Group-based Learning of Disentangled Representations with Generalizability for Novel Contents
Authors: Haruo Hosoya
IJCAI 2019 | Conference PDF | Archive PDF | Plain Text | LLM Run Details
| Reproducibility Variable | Result | LLM Response |
|---|---|---|
| Research Type | Experimental | Despite the simplicity, our model succeeded in learning, from five datasets, content representations that are highly separate from the transformation representation and generalizable to data with novel contents. We further provide detailed analysis of the latent content code and show insight into how our model obtains the notable transformation invariance and content generalizability. We next show the results of our quantitative evaluation. We here use accuracy of few-shot classification as criterion. |
| Researcher Affiliation | Academia | Haruo Hosoya ATR International, Kyoto, Japan hosoya@atr.jp |
| Pseudocode | No | Figure 1D illustrates the outline of the learning algorithm.

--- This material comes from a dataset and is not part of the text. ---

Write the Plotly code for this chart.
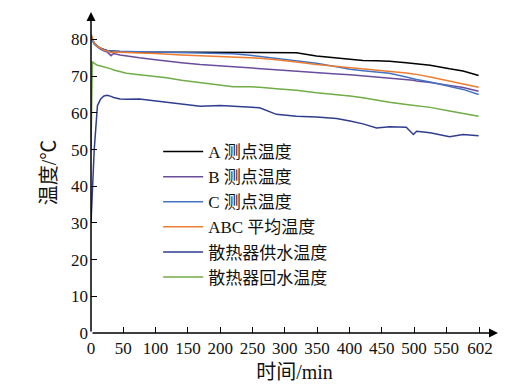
import plotly.graph_objects as go

t = [0, 2, 5, 10, 15, 20, 25, 31, 35, 45, 55, 75, 100, 117, 140, 169, 200, 220, 246, 261,
     287, 300, 318, 349, 380, 401, 421, 442, 462, 488, 499, 504, 525, 555, 576, 600]

a_temp = [81.0, 80.0, 79.0, 78.2, 77.6, 77.3, 77.0, 76.9, 76.8, 76.7, 76.6, 76.6, 76.5, 76.5, 76.5,
          76.5, 76.5, 76.6, 76.6, 76.5, 76.5, 76.4, 76.4, 75.5, 75.0, 74.6, 74.3, 74.2, 74.1, 73.7,
          73.5, 73.5, 73.0, 72.0, 71.4, 70.2]
b_temp = [81.5, 80.0, 78.8, 78.0, 77.3, 76.9, 76.6, 75.6, 76.2, 75.8, 75.5, 75.0, 74.5, 74.1, 73.7,
          73.2, 72.8, 72.5, 72.3, 72.1, 71.8, 71.6, 71.4, 70.9, 70.6, 70.4, 70.1, 69.9, 69.6, 69.1,
          68.9, 68.7, 68.3, 67.5, 66.9, 65.9]
c_temp = [81.0, 79.8, 78.8, 78.0, 77.5, 77.2, 77.0, 76.9, 76.8, 76.7, 76.7, 76.6, 76.6, 76.5, 76.4,
          76.3, 76.2, 76.1, 75.7, 75.4, 74.9, 74.6, 74.2, 73.5, 72.6, 71.9, 71.5, 71.1, 70.8, 69.8,
          69.3, 69.1, 68.4, 67.3, 66.4, 65.0]
abc_avg = [81.5, 80.2, 79.0, 78.1, 77.5, 77.1, 76.9, 76.4, 76.6, 76.5, 76.4, 76.3, 76.2, 76.0, 75.8,
           75.6, 75.4, 75.3, 75.05, 74.9, 74.5, 74.3, 73.9, 73.2, 72.7, 72.3, 72.0, 71.7, 71.4, 70.9,
           70.6, 70.5, 69.8, 68.7, 68.0, 67.0]
supply = [30.0, 40.0, 50.0, 62.0, 63.8, 64.6, 64.8, 64.5, 64.2, 63.8, 63.7, 63.8, 63.3, 62.8, 62.5,
          61.8, 62.0, 61.8, 61.5, 61.4, 59.6, 59.4, 59.1, 58.9, 58.5, 57.8, 57.0, 55.9, 56.2, 56.1,
          54.1, 55.0, 54.6, 53.5, 54.1, 53.8]
ret = [49.5, 74.0, 73.5, 73.0, 72.8, 72.6, 72.4, 72.0, 71.7, 71.2, 70.8, 70.4, 70.0, 69.6, 68.9,
       68.2, 67.6, 67.1, 67.1, 67.0, 66.6, 66.5, 66.2, 65.5, 65.0, 64.6, 64.1, 63.4, 62.9, 62.3,
       62.1, 62.0, 61.5, 60.5, 59.9, 59.1]

names = ["A 测点温度", "B 测点温度", "C 测点温度", "ABC 平均温度", "散热器供水温度", "散热器回水温度"]
series = [a_temp, b_temp, c_temp, abc_avg, supply, ret]
colors = ["#000000", "#6a4c9c", "#4472c4", "#ed7d31", "#2f3d8f", "#70ad47"]

x_ticks = [0, 50, 100, 150, 200, 250, 300, 350, 400, 450, 500, 550, 602]
y_ticks = [0, 10, 20, 30, 40, 50, 60, 70, 80]

FONT = "'Liberation Serif', 'Times New Roman', 'Noto Sans CJK SC', serif"

fig = go.Figure()
for name, ys, col in zip(names, series, colors):
    fig.add_trace(go.Scatter(x=t, y=ys, mode="lines", name=name,
                             line=dict(color=col, width=1.5)))

fig.update_layout(
    width=514, height=390,
    margin=dict(l=83, r=24, t=4, b=65),
    plot_bgcolor="white", paper_bgcolor="white",
    font=dict(family=FONT, size=17, color="#111"),
    showlegend=True,
    legend=dict(x=0.165, y=0.62, xanchor="left", yanchor="top",
                bgcolor="rgba(0,0,0,0)", font=dict(size=17, family=FONT),
                tracegroupgap=0, itemwidth=40),
    xaxis=dict(range=[0, 630], tickvals=x_ticks, ticktext=[str(v) for v in x_ticks],
               ticks="inside", ticklen=6, tickcolor="black", showgrid=False, zeroline=False,
               showline=False, automargin=False, ticklabelstandoff=3,
               title=dict(text="时间/min", standoff=7),
               tickfont=dict(size=17, family=FONT)),
    yaxis=dict(range=[0, 87.5], tickvals=y_ticks, ticks="inside", ticklen=6, tickcolor="black",
               showgrid=False, zeroline=False, showline=False, automargin=False,
               ticklabelstandoff=2,
               title=dict(text="温度/℃", standoff=9), tickfont=dict(size=17, family=FONT)),
)

# axis lines with arrowheads
fig.add_annotation(x=630, y=0, ax=0, ay=0, xref="x", yref="y", axref="x", ayref="y",
                   showarrow=True, arrowhead=2, arrowsize=1.2, arrowwidth=1.5,
                   arrowcolor="black", text="", standoff=0)
fig.add_annotation(x=0, y=87.5, ax=0, ay=0, xref="x", yref="y", axref="x", ayref="y",
                   showarrow=True, arrowhead=2, arrowsize=1.2, arrowwidth=1.5,
                   arrowcolor="black", text="", standoff=0)

fig.write_html("out.html")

The paper describes the algorithm steps in text and provides a block diagram, but no formal pseudocode or algorithm block. |
| Open Source Code | No | The paper does not provide any explicit statement or link indicating that the source code for the methodology is openly available. |
| Open Datasets | Yes | We prepared the following five datasets. (1) Multi-PIE: multi-viewed natural face images derived from [Gross et al., 2010]; (2) Chairs: multi-viewed synthetic chair images derived from [Dosovitskiy and Springenberg, 2015]; (3) KTH: image frames from video clips of human (only pedestrian) motion derived from [Sch uldt et al., 2004]; (4) Sprites: multi-posed synthetic game character images [Reed et al., 2015]; (5) NORB: multi-viewed toy images [Le Cun et al., 2004]; |
| Dataset Splits | No | The paper consistently refers to 'training set' and 'test set' for all datasets, but does not explicitly mention or specify details for a 'validation set' or its split. |
| Hardware Specification | No | The paper does not specify the hardware used for running the experiments (e.g., specific GPU models, CPU types, or detailed computer specifications). |
| Software Dependencies | No | The paper mentions using 'Adam optimizer' and 'convolutional neural nets' but does not provide specific software names with version numbers for libraries or frameworks used (e.g., TensorFlow 2.x, PyTorch 1.x). |
| Experiment Setup | Yes | Training proceeded by mini-batches (size 100), where each group was formed on the fly by randomly choosing 5 images according to the dataset-specific grouping policy described above (K = 5). We used Adam optimizer [Kingma and Ba, 2015] with the recommended optimization parameters. We used the same architecture for all models with the transformation dimension L = 3 (except L = 2 for Chairs and KTH) and the content dimension M = 100. Each encoder had three convolution layers with 64 filters (kernel 5 5; stride 2; padding 2) followed by two fully connected layers (64 intermediate and 2 or 3 output units for g and r; 100 intermediate and 100 units for h and s). |